The Western Desert
The Western Desert
In August 1940 the New Zealand force, still consisting of the First Echelon, moved to Maaten Baggush, some twenty miles east of Mersa Matruh. Much has been written about the Egyptian and Libyan deserts, and adequate mention made of the vast distances, the featureless expanses, the flies, the lack of water, the fiery sandstorms of summer and the surprising cold of winter; and yet, with all these hardships, the British soldier began to find an almost indefinable attraction in this Bedouin existence. Polar explorers have described the fascinating changes of colour in a land covered by snow and ice, and the desert, in its own way, had a richness of colour and variety in comparison with which the life of the Nile Delta seemed fussy and ignoble. The desert was vast, and quiet, and clean, and its austere simplicity satisfied some deep human appetite. It is significant that St. Paul sought the desert for his three-year period of spiritual training and discipline after his conversion; and it was the Early Christian anchorites in Egypt with their experience of desert solitude, who initiated the whole system of Christian monasticism. Deserts change little through the ages and the twentieth-century soldier was still subject to their spiritual influence. In fact his military life made him specially susceptible to such influences, for unconsciously he was practising monasticism and largely fulfilling the threefold vows of a monk in his life of chastity, poverty, and obedience. The vast distances, the silences, and the loneliness purified his thinking, and introduced into Army life a friendliness that discounted hardships and a nobility that softened the horrors of battle.
But it takes time to see anything attractive in desert life, and in 1940 the New Zealanders had to learn the hard lessons of desert page 19 lore and submit to painful self-adjustment. The troops were widely dispersed because of the danger of air attack, and unit Church parades gave place to the more intimate battery and company services. This meant much more work for the chaplain, with five or six services a morning instead of one, but it seemed more attractive and valuable. The hard formality of the parade ground was absent, and in the evenings as he wandered around the unit, the chaplain found a welcome that had not been apparent in the crowded life at Base. With the dispersal the family life and individuality of units began to grow, and the chaplain found many fresh opportunities to get to know individuals and to play his part in the corporate life. The New Zealand welfare machine which was to give such outstanding service from Alamein till the end of the war was not yet completely organised, and many chaplains felt justified in spending much of their time looking after canteens and attending to the material welfare of the men. The culmination of all their work in that year was at Christmas with its special services and festivities —the first Christmas away from home, the first Christmas celebrated in the desert.

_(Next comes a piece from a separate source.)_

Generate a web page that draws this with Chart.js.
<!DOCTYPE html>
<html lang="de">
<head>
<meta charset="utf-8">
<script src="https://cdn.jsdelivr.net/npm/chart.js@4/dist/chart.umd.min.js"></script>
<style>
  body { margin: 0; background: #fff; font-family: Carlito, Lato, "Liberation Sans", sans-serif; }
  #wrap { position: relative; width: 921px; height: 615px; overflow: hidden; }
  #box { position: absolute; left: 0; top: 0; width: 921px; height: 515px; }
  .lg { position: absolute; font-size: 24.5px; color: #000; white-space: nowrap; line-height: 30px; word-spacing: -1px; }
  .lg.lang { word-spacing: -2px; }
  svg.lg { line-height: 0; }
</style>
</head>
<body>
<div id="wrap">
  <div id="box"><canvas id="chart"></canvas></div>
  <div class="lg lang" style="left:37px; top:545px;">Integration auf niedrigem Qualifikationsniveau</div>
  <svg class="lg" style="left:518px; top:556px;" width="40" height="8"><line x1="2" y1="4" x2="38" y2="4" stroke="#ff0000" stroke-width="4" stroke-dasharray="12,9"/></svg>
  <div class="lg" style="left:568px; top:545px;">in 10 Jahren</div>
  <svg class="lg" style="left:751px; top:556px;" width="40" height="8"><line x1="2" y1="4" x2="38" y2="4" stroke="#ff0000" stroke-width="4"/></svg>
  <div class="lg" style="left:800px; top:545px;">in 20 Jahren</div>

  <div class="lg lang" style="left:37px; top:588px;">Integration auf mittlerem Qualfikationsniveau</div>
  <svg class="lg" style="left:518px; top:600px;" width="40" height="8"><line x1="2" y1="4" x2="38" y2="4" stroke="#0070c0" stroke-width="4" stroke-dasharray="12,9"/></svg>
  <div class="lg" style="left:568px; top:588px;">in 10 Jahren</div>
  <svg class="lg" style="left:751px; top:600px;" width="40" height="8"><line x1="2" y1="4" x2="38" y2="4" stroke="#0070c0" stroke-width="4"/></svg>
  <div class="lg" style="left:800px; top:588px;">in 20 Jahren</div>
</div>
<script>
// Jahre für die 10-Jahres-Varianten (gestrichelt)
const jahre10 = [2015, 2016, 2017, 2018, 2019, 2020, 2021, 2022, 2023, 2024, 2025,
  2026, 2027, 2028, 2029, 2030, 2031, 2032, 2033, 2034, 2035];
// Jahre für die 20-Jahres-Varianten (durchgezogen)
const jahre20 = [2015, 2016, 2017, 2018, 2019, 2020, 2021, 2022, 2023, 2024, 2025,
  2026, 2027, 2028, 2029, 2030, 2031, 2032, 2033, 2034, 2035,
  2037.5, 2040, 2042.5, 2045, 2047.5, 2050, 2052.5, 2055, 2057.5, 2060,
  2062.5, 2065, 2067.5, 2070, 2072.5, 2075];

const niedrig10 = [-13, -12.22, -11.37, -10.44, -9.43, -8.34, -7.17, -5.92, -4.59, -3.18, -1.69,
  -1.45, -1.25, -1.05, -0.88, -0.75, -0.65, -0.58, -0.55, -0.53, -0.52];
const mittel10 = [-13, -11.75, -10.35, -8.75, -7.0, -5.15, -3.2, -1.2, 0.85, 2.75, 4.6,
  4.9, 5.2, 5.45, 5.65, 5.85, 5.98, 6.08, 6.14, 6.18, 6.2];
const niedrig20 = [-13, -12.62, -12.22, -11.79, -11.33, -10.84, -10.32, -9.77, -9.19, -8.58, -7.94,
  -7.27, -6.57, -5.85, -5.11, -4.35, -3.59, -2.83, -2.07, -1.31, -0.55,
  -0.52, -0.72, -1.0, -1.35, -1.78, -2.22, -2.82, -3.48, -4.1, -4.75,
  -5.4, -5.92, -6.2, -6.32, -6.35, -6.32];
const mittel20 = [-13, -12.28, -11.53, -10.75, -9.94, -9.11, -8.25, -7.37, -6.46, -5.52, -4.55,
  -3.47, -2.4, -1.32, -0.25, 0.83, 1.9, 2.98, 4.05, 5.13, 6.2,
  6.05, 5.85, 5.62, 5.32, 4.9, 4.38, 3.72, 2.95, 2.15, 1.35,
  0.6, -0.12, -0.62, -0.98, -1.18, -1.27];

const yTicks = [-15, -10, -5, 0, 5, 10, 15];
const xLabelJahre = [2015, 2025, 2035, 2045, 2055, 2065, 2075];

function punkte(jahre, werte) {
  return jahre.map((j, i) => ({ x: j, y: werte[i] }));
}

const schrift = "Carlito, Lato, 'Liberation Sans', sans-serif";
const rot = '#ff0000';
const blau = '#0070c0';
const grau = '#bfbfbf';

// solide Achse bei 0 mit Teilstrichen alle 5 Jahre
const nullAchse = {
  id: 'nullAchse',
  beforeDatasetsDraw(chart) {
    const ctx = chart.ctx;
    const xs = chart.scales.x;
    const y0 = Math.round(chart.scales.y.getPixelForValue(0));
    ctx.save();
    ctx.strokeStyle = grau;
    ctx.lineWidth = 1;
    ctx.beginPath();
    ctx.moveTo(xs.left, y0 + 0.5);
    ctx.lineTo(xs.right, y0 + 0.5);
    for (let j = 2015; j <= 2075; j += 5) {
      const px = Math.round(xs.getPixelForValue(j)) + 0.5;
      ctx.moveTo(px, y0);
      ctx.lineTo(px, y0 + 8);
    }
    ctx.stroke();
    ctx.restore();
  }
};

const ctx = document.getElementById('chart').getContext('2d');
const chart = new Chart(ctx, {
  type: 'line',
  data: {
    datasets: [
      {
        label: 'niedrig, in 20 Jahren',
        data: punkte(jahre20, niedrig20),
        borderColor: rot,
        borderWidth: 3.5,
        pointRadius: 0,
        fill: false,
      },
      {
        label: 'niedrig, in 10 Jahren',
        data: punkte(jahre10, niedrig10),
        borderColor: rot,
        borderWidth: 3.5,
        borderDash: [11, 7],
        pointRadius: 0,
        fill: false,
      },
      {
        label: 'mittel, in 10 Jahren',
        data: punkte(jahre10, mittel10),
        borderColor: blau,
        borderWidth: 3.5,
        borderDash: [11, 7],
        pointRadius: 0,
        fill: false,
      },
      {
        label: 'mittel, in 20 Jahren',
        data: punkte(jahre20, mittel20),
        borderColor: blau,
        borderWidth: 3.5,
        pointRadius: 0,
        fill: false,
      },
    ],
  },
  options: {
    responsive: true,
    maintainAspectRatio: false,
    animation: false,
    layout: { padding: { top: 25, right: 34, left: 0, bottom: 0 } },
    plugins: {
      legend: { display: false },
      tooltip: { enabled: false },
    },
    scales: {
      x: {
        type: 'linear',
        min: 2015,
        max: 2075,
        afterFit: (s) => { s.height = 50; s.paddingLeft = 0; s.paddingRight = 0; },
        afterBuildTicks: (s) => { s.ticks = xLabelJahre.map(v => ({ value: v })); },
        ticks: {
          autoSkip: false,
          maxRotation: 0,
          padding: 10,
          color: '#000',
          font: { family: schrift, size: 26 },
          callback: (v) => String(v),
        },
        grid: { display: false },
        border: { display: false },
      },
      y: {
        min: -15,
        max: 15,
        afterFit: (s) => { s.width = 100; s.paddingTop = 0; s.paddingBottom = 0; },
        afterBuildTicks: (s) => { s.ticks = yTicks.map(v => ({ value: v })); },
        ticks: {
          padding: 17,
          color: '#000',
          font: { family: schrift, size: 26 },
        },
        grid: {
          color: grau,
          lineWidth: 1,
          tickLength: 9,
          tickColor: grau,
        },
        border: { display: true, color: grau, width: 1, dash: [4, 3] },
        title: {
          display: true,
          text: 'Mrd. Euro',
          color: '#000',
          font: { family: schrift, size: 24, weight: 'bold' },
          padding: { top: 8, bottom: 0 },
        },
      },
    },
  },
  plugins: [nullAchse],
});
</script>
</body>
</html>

When the New Zealand transport units took part in General Wavell's Libyan offensive of December 1940, Padre V. R. Jamieson,4 attached to the New Zealand Army Service Corps, began that long saga of desert campaigning which ended in Tunisia with the award of the MBE for long and faithful service. His parish was always on moving wheels, and he had to travel enormous distances to keep in touch with his men. He was present in every action fought by the Division from 1940 till the end of the Tunisian campaign in May 1943, he was Divisional Senior Chaplain from Bardia to Tripoli (November 1942 - January 1943), and he watched the growth of the ASC until his work was shared by three additional chaplains.